#### Exercise task:
Write out the full listing exactly as given, minus the images.

#### Data provided:
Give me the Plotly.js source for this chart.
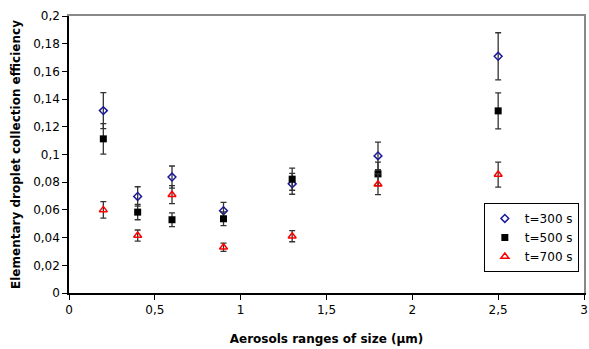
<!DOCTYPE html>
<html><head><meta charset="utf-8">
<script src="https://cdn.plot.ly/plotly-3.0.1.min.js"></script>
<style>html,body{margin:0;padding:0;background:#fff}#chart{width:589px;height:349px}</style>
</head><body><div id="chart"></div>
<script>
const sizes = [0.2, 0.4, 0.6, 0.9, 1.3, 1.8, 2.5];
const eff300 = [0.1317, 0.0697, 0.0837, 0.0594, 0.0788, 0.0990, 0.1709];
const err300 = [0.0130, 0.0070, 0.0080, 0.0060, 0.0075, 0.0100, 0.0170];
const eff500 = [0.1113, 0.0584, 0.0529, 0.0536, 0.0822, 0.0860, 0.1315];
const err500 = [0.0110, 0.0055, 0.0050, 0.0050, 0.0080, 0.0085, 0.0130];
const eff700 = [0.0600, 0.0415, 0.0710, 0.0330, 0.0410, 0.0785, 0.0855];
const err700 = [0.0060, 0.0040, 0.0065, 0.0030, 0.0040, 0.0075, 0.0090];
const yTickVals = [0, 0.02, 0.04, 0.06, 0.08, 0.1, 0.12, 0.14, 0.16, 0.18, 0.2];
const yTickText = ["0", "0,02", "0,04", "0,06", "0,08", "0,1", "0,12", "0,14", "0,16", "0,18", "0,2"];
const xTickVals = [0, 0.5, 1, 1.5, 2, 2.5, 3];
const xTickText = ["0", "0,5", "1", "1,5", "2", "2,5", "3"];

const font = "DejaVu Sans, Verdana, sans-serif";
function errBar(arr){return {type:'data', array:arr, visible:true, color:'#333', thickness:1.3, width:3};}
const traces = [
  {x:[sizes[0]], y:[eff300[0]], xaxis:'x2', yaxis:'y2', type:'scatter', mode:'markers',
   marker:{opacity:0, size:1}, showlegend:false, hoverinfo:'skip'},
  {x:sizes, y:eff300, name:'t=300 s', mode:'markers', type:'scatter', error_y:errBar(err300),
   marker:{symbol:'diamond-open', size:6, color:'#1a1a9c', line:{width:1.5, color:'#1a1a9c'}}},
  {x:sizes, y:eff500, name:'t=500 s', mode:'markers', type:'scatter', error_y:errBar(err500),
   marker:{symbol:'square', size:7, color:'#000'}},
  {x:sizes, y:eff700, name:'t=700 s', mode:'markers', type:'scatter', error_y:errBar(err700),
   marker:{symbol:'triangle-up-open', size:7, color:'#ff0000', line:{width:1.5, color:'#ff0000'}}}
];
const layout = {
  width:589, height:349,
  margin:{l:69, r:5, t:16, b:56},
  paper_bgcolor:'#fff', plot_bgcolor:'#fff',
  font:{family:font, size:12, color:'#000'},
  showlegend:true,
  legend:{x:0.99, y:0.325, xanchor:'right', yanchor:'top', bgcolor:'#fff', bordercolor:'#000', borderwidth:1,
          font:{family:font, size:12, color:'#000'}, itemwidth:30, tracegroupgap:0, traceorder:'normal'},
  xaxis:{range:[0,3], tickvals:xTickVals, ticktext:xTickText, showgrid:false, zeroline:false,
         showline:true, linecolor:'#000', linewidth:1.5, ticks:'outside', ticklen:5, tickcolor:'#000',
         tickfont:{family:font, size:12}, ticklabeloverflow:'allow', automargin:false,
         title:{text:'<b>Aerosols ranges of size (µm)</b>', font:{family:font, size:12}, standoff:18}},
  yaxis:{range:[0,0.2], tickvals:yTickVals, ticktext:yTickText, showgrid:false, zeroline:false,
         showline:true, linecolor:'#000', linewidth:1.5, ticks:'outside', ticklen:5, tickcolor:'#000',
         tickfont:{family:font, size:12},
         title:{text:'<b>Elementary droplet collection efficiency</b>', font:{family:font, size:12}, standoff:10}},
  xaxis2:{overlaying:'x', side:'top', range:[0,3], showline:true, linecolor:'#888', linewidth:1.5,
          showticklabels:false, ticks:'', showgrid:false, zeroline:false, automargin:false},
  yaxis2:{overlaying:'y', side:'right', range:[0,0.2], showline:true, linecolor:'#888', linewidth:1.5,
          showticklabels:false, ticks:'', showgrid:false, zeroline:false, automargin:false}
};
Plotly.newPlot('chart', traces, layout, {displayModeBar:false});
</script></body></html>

#### Exercise solution:
Give me the Plotly.js source for this chart.
<!DOCTYPE html>
<html><head><meta charset="utf-8">
<script src="https://cdn.plot.ly/plotly-3.0.1.min.js"></script>
<style>html,body{margin:0;padding:0;background:#fff}#chart{width:589px;height:349px}</style>
</head><body><div id="chart"></div>
<script>
const sizes = [0.2, 0.4, 0.6, 0.9, 1.3, 1.8, 2.5];
const eff300 = [0.1317, 0.0697, 0.0837, 0.0594, 0.0788, 0.0990, 0.1709];
const err300 = [0.0130, 0.0070, 0.0080, 0.0060, 0.0075, 0.0100, 0.0170];
const eff500 = [0.1113, 0.0584, 0.0529, 0.0536, 0.0822, 0.0860, 0.1315];
const err500 = [0.0110, 0.0055, 0.0050, 0.0050, 0.0080, 0.0085, 0.0130];
const eff700 = [0.0600, 0.0415, 0.0710, 0.0330, 0.0410, 0.0785, 0.0855];
const err700 = [0.0060, 0.0040, 0.0065, 0.0030, 0.0040, 0.0075, 0.0090];
const yTickVals = [0, 0.02, 0.04, 0.06, 0.08, 0.1, 0.12, 0.14, 0.16, 0.18, 0.2];
const yTickText = ["0", "0,02", "0,04", "0,06", "0,08", "0,1", "0,12", "0,14", "0,16", "0,18", "0,2"];
const xTickVals = [0, 0.5, 1, 1.5, 2, 2.5, 3];
const xTickText = ["0", "0,5", "1", "1,5", "2", "2,5", "3"];

const font = "DejaVu Sans, Verdana, sans-serif";
function errBar(arr){return {type:'data', array:arr, visible:true, color:'#333', thickness:1.3, width:3};}
const traces = [
  {x:[sizes[0]], y:[eff300[0]], xaxis:'x2', yaxis:'y2', type:'scatter', mode:'markers',
   marker:{opacity:0, size:1}, showlegend:false, hoverinfo:'skip'},
  {x:sizes, y:eff300, name:'t=300 s', mode:'markers', type:'scatter', error_y:errBar(err300),
   marker:{symbol:'diamond-open', size:6, color:'#1a1a9c', line:{width:1.5, color:'#1a1a9c'}}},
  {x:sizes, y:eff500, name:'t=500 s', mode:'markers', type:'scatter', error_y:errBar(err500),
   marker:{symbol:'square', size:7, color:'#000'}},
  {x:sizes, y:eff700, name:'t=700 s', mode:'markers', type:'scatter', error_y:errBar(err700),
   marker:{symbol:'triangle-up-open', size:7, color:'#ff0000', line:{width:1.5, color:'#ff0000'}}}
];
const layout = {
  width:589, height:349,
  margin:{l:69, r:5, t:16, b:56},
  paper_bgcolor:'#fff', plot_bgcolor:'#fff',
  font:{family:font, size:12, color:'#000'},
  showlegend:true,
  legend:{x:0.99, y:0.325, xanchor:'right', yanchor:'top', bgcolor:'#fff', bordercolor:'#000', borderwidth:1,
          font:{family:font, size:12, color:'#000'}, itemwidth:30, tracegroupgap:0, traceorder:'normal'},
  xaxis:{range:[0,3], tickvals:xTickVals, ticktext:xTickText, showgrid:false, zeroline:false,
         showline:true, linecolor:'#000', linewidth:1.5, ticks:'outside', ticklen:5, tickcolor:'#000',
         tickfont:{family:font, size:12}, ticklabeloverflow:'allow', automargin:false,
         title:{text:'<b>Aerosols ranges of size (µm)</b>', font:{family:font, size:12}, standoff:18}},
  yaxis:{range:[0,0.2], tickvals:yTickVals, ticktext:yTickText, showgrid:false, zeroline:false,
         showline:true, linecolor:'#000', linewidth:1.5, ticks:'outside', ticklen:5, tickcolor:'#000',
         tickfont:{family:font, size:12},
         title:{text:'<b>Elementary droplet collection efficiency</b>', font:{family:font, size:12}, standoff:10}},
  xaxis2:{overlaying:'x', side:'top', range:[0,3], showline:true, linecolor:'#888', linewidth:1.5,
          showticklabels:false, ticks:'', showgrid:false, zeroline:false, automargin:false},
  yaxis2:{overlaying:'y', side:'right', range:[0,0.2], showline:true, linecolor:'#888', linewidth:1.5,
          showticklabels:false, ticks:'', showgrid:false, zeroline:false, automargin:false}
};
Plotly.newPlot('chart', traces, layout, {displayModeBar:false});
</script></body></html>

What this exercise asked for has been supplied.